После Второй мировой войны вокруг столицы Дании шел такой же бурный рост пригородов, как вокруг любого американского города. Люди покупали машины, и город уже было не удержать в исторических границах. Копенгаген как мог старался справиться с потоком личных автомобилей, наводнивших город. Общественные площади и хаотичные площадки между зданиями, которыми раньше пользовались жители, превратились в парковки. Но когда узкие улочки заполнились металлом, ревом моторов и выхлопными газами, город встал в пробках. Полиция оказалась бессильна. О расширении исторической части не могло быть и речи, это означало бы разрушение бесценных архитектурных сокровищ. Когда градостроители предложили проложить автостраду между величественных озер в западной части исторического центра, стало очевидно, что пора принимать непростое решение. Придется либо полностью изменить центр в угоду автомобилистам, как во многих городах мира, либо бороться с этой тенденцией.
В 1962 г., примерно в тот период, когда «Главный строитель» Нью-Йорка Роберт Мозес пытался продвинуть план прокладки автомагистрали через Нижний Манхэттен, городской совет Копенгагена решил пойти другим путем. Уступив гражданским протестам против автомобилистов, власти решили создать в центре Копенгагена пешеходную зону из пяти соединяющихся друг с другом улиц. Эта зона, получившая название Стрёгет (Strøget
[277]), стала экспериментальной.
Газеты предсказывали катастрофу. Собственники бизнеса были в ужасе. Разве может улица функционировать без автомобилей? Что будут практичные датчане делать с пустыми площадками между зданиями? Эксперты в один голос предупреждали, что исторический центр опустеет.
«Люди говорили: “Мы — датчане, а не итальянцы, мы не будем сидеть в уличных кафе и потягивать капучино среди зимы!”» — рассказал мне Ян Гейл, когда почти полвека спустя я встретился с ним в его офисе в Копенгагене. Люди были убеждены, что у города и его культуры есть только один путь. На этом же десятилетиями настаивали технические специалисты в других городах.
Но Копенгаген изменился, и очень сильно. Лучше всех о его трансформации знает Гейл. Почти сразу по возвращении из Италии он отправился в пешеходный центр Копенгагена и начал наблюдать за его жизнью.
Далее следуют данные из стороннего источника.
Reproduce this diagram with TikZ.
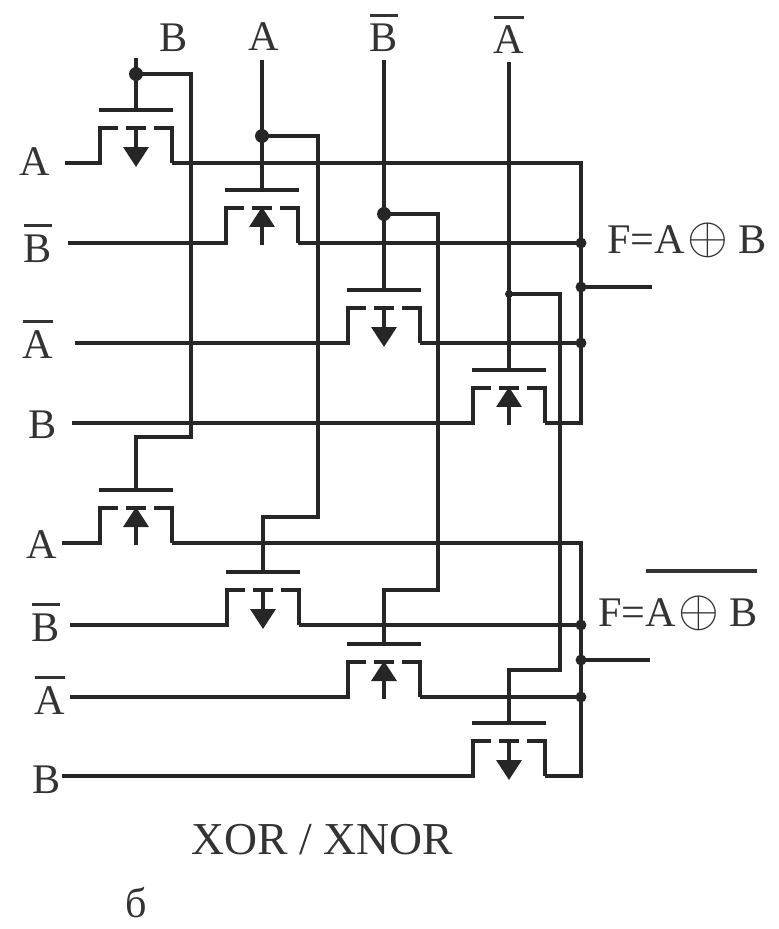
\documentclass[tikz,border=0pt]{standalone}
\usepackage{fontspec}
\usepackage{graphicx}
\setmainfont{Liberation Serif}
\usetikzlibrary{arrows.meta}
\newcommand{\ovl}[2][4pt]{\leavevmode\vbox{\hrule height 2pt \kern #1\hbox{#2}}}
\newcommand{\xorsym}{\kern1.5pt\scalebox{1.2}{\fontsize{30}{30}\selectfont$\oplus$}\kern1.5pt}

\begin{document}
\begin{tikzpicture}[
  x=0.02cm, y=-0.02cm,
  font=\fontsize{24}{28}\selectfont,
  wire/.style={line width=2pt, black!85},
  gatebar/.style={line width=1.8pt, black!85},
  channel/.style={line width=2pt, black!85, line join=miter},
  flow/.style={line width=2pt, black!85, -{Triangle[length=0.4cm,width=0.5cm]}},
  dot/.style={circle, fill=black!85, minimum size=0pt},
  label/.style={anchor=base, text=black!80}
]
\useasboundingbox (0,0) rectangle (778,929);

% Eight transistors: name / centre / gate level / arrow from / arrow to / input end / label x / baseline / label
\foreach \name/\cx/\gy/\af/\at/\inx/\lx/\ly/\txt in {
  t1/136/110/17/57/65/35/175/{A},
  t2/262/190/55/17/68/38/262/{\ovl{B}},
  t3/384/290/17/57/75/38/358/{\ovl{A}},
  t4/509/370/55/17/72/43/438/{B},
  t5/136/490/55/17/62/42/558/{A},
  t6/263/572/17/57/70/46/641/{\ovl{B}},
  t7/384/644/55/17/70/50/714/{\ovl{A}},
  t8/509/723/17/57/62/47/793/{B}} {
  \coordinate (\name-g) at (\cx,\gy);
  \coordinate (\name-s) at (\cx-36,\gy+53);
  \coordinate (\name-d) at (\cx+36,\gy+53);
  \coordinate (\name-in) at (\inx,\gy+53);
  \coordinate (\name-sc) at (\cx-18,\gy+18);
  \coordinate (\name-dc) at (\cx+18,\gy+18);
  \draw[gatebar] (\cx-37,\gy) -- (\cx+37,\gy);
  \draw[channel] (\name-in) -- (\name-s) |- (\name-sc);
  \draw[channel] (\name-dc) -| (\name-d);
  \draw[channel] (\cx-10,\gy+18) -- (\cx+10,\gy+18);
  \draw[flow] (\cx,\gy+\af) -- (\cx,\gy+\at);
  \node[label] (\name-lab) at (\lx,\ly) {\txt};
}

% Gate lines from the top, each with its branch down to the lower transistor
\foreach \up/\low/\lx/\ly/\txt/\topy/\jy/\rx/\ry/\ds in {
  t1/t5/174/52/{B}/58/74/191/437/2.8,
  t2/t6/264/51/{A}/60/136/318/517/2.8,
  t3/t7/384/52/{\ovl{B}}/60/214/438/590/2.8,
  t4/t8/509/54/{\ovl{A}}/62/294/560/670/1.6} {
  \node[label] (\up-top) at (\lx,\ly) {\txt};
  \coordinate (\up-start) at (\up-g |- 0,\topy);
  \coordinate (\up-turn) at (\rx,\ry);
  \draw[wire] (\up-start) -- (\up-g);
  \node[dot, inner sep=\ds pt] (\up-j) at (\up-g |- 0,\jy) {};
  \draw[wire] (\up-j.center) -| (\up-turn) -| (\low-g);
}

% Outputs of the upper and lower groups
\foreach \name in {t1,t2,t3,t4,t5,t6,t7,t8} {
  \coordinate (\name-bus) at (\name-d -| 581,0);
  \draw[wire] (\name-d) -- (\name-bus);
}
\draw[wire, line cap=rect] (t1-bus) -- (t4-bus);
\draw[wire, line cap=rect] (t5-bus) -- (t8-bus);
\foreach \name in {t2,t3,t6,t7} {
  \node[dot, inner sep=2.2pt] (\name-bj) at (\name-bus) {};
}
\node[dot, inner sep=2.2pt] (outA-j) at (581,287) {};
\node[dot, inner sep=2.2pt] (outB-j) at (581,660) {};
\coordinate (outA) at (652,287);
\coordinate (outB) at (650,660);
\draw[wire] (outA-j.center) -- (outA);
\draw[wire] (outB-j.center) -- (outB);

\node[label, anchor=base west, inner sep=0pt] (fA) at (607,254) {F=A\xorsym\,B};
\node[label, anchor=base west, inner sep=0pt] (fB) at (598,626) {F=\ovl[13pt]{A\xorsym\,B}};

\node[label, font=\fontsize{26}{30}\selectfont] (title) at (322,854) {XOR / XNOR};
\node[label] (tag) at (136,917) {б};
\end{tikzpicture}
\end{document}
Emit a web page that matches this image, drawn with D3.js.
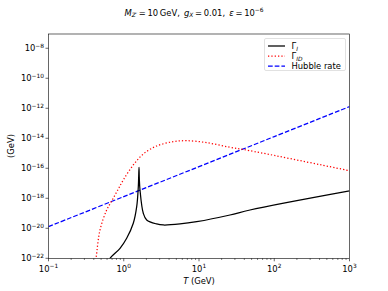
<!DOCTYPE html>
<html><head><meta charset="utf-8">
<script src="https://cdn.jsdelivr.net/npm/d3@7"></script>
<style>html,body{margin:0;padding:0;background:#fff;}svg{display:block;font-family:"DejaVu Sans",sans-serif;}</style>
</head><body>
<svg id="c" width="388" height="291"></svg>
<script>
// Data
const tempI = [0.6, 0.657, 0.892, 1.094, 1.339, 1.486, 1.561, 1.58, 1.595, 1.61, 1.644, 1.819, 2.018, 2.742, 3.355, 5.59, 9.32, 25.8, 47.6, 1000];
const gammaI = [3.2e-23, 1.0e-22, 4.6e-22, 2.15e-21, 2.15e-20, 2.75e-19, 5.9e-18, 3.0e-17, 1.17e-16, 2.0e-17, 3.6e-18, 1.0e-19, 3.6e-20, 1.94e-20, 1.66e-20, 1.94e-20, 2.75e-20, 7.7e-20, 1.66e-19, 3.07e-18];
const tempID = [0.40, 0.428, 0.4835, 0.593, 0.6915, 0.826, 0.986, 1.339, 1.819, 2.742, 4.556, 6.864, 12.66, 25.8, 47.6, 1000];
const gammaID = [1e-23, 1e-22, 7.7e-21, 1.66e-19, 6.6e-19, 3.3e-18, 1.66e-17, 1.66e-16, 8.98e-16, 3.07e-15, 5.93e-15, 6.9e-15, 5.09e-15, 2.51e-15, 1.49e-15, 6.9e-17];
const tempH = [0.1, 1, 10, 100, 1000];
const hubble = [1.29e-20, 1.29e-18, 1.29e-16, 1.29e-14, 1.29e-12];
const xTickExps = [-1, 0, 1, 2, 3];
const yTickExps = [-22, -20, -18, -16, -14, -12, -10, -8];
const legendLabels = [["Γ", "I"], ["Γ", "ID"], ["Hubble rate", null]];

const svg = d3.select("#c");
const L = 48.5, R = 349.5, T = 34, B = 258.3;
const x = d3.scaleLog().domain([0.1, 1000]).range([L, R]);
const y = d3.scaleLog().domain([1e-22, Math.pow(10, -7.05)]).range([B, T]);

svg.append("defs").append("clipPath").attr("id", "clip")
  .append("rect").attr("x", L).attr("y", T).attr("width", R - L).attr("height", B - T);

const fs = 8.4;
function powLabel(sel, e) {
  sel.append("tspan").text("10");
  sel.append("tspan").attr("dy", -3.6).attr("font-size", fs * 0.7).text(e < 0 ? "\u2212" + (-e) : String(e));
}

// x minor ticks
const g = svg.append("g");
for (let d = -1; d < 3; d++) {
  for (let k = 2; k <= 9; k++) {
    const xv = x(k * Math.pow(10, d));
    g.append("line").attr("x1", xv).attr("x2", xv).attr("y1", B).attr("y2", B + 1.7).attr("stroke", "#000").attr("stroke-width", 0.5);
  }
}
xTickExps.forEach(e => {
  const xv = x(Math.pow(10, e));
  g.append("line").attr("x1", xv).attr("x2", xv).attr("y1", B).attr("y2", B + 3).attr("stroke", "#000").attr("stroke-width", 0.6);
  const t = g.append("text").attr("x", xv).attr("y", B + 13.5).attr("text-anchor", "middle").attr("font-size", fs);
  powLabel(t, e);
});
yTickExps.forEach(e => {
  const yv = y(Math.pow(10, e));
  g.append("line").attr("x1", L - 3).attr("x2", L).attr("y1", yv).attr("y2", yv).attr("stroke", "#000").attr("stroke-width", 0.6);
  const t = g.append("text").attr("x", L - 4.5).attr("y", yv + 3).attr("text-anchor", "end").attr("font-size", fs);
  powLabel(t, e);
});

// curves
const lineGen = d3.line().x(d => x(d[0])).y(d => y(d[1])).curve(d3.curveCatmullRom.alpha(0.5));
const plot = svg.append("g").attr("clip-path", "url(#clip)");
plot.append("path").attr("d", lineGen(d3.zip(tempH, hubble))).attr("fill", "none")
  .attr("stroke", "#0000ff").attr("stroke-width", 1.25).attr("stroke-dasharray", "4.7,2");
plot.append("path").attr("d", lineGen(d3.zip(tempID, gammaID))).attr("fill", "none")
  .attr("stroke", "#ff0000").attr("stroke-width", 1.25).attr("stroke-dasharray", "1.26,2.08");
plot.append("path").attr("d", lineGen(d3.zip(tempI, gammaI))).attr("fill", "none")
  .attr("stroke", "#000").attr("stroke-width", 1.25);

// spines
svg.append("rect").attr("x", L).attr("y", T).attr("width", R - L).attr("height", B - T)
  .attr("fill", "none").attr("stroke", "#000").attr("stroke-width", 0.6);

// legend
const lg = svg.append("g");
lg.append("rect").attr("x", 264.5).attr("y", 38.5).attr("width", 81).attr("height", 32).attr("rx", 1.5)
  .attr("fill", "#fff").attr("fill-opacity", 0.8).attr("stroke", "#ccc").attr("stroke-width", 0.6);
const styles = [
  {c: "#000", da: null},
  {c: "#ff0000", da: "1.26,2.08"},
  {c: "#0000ff", da: "4.7,2"}
];
legendLabels.forEach((lab, i) => {
  const yy = 46 + i * 10;
  const ln = lg.append("line").attr("x1", 268).attr("x2", 285).attr("y1", yy).attr("y2", yy)
    .attr("stroke", styles[i].c).attr("stroke-width", 1.25);
  if (styles[i].da) ln.attr("stroke-dasharray", styles[i].da);
  const t = lg.append("text").attr("x", 291.5).attr("y", yy + 3).attr("font-size", fs);
  t.append("tspan").text(lab[0]);
  if (lab[1]) t.append("tspan").attr("dy", 2.2).attr("font-size", fs * 0.7).attr("font-style", "italic").text(lab[1]);
});

// title
const tt = svg.append("text").attr("x", 194).attr("y", 15.5).attr("text-anchor", "middle").attr("font-size", fs);
tt.append("tspan").attr("font-style", "italic").text("M");
tt.append("tspan").attr("dy", 1.8).attr("font-size", fs * 0.7).attr("font-style", "italic").text("Z\u2032");
tt.append("tspan").attr("dy", -1.8).text("\u2009=\u200910\u2009GeV,\u2002");
tt.append("tspan").attr("font-style", "italic").text("g");
tt.append("tspan").attr("dy", 1.8).attr("font-size", fs * 0.7).attr("font-style", "italic").text("X");
tt.append("tspan").attr("dy", -1.8).text("\u2009=\u20090.01,\u2002");
tt.append("tspan").attr("font-style", "italic").text("\u03b5");
tt.append("tspan").text("\u2009=\u200910");
tt.append("tspan").attr("dy", -3.6).attr("font-size", fs * 0.7).text("\u22126");

// axis labels
const xl = svg.append("text").attr("x", 199).attr("y", 283.5).attr("text-anchor", "middle").attr("font-size", fs);
xl.append("tspan").attr("font-style", "italic").text("T");
xl.append("tspan").text(" (GeV)");
svg.append("text").attr("transform", "translate(14,146) rotate(-90)").attr("text-anchor", "middle")
  .attr("font-size", fs).text("(GeV)");
</script>
</body></html>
«Каждый вторник и субботу, в жару, дождь и мороз, я смотрел, что здесь происходит: зимой и летом, днем и вечером, в будни и выходные. Я наблюдал, чем занимаются дети, пожилые, кто вообще сюда приходит, — рассказывал Гейл. — Моя цель была изучить цикличность — ежедневную, еженедельную и ежегодную, — чтобы понять, как изменился ритм города. Я хотел всем показать, как люди реагируют на разные городские форматы, чтобы мы могли начать диалог о взаимодействии между форматами и жизнью».
Целый год он наблюдал за жизнью пешеходной улицы Стрёгет. Люди заполнили пространство, которое освободилось от автомобилей. Они приходили сюда и летом, и в холодные зимние дни. Бизнес процветал.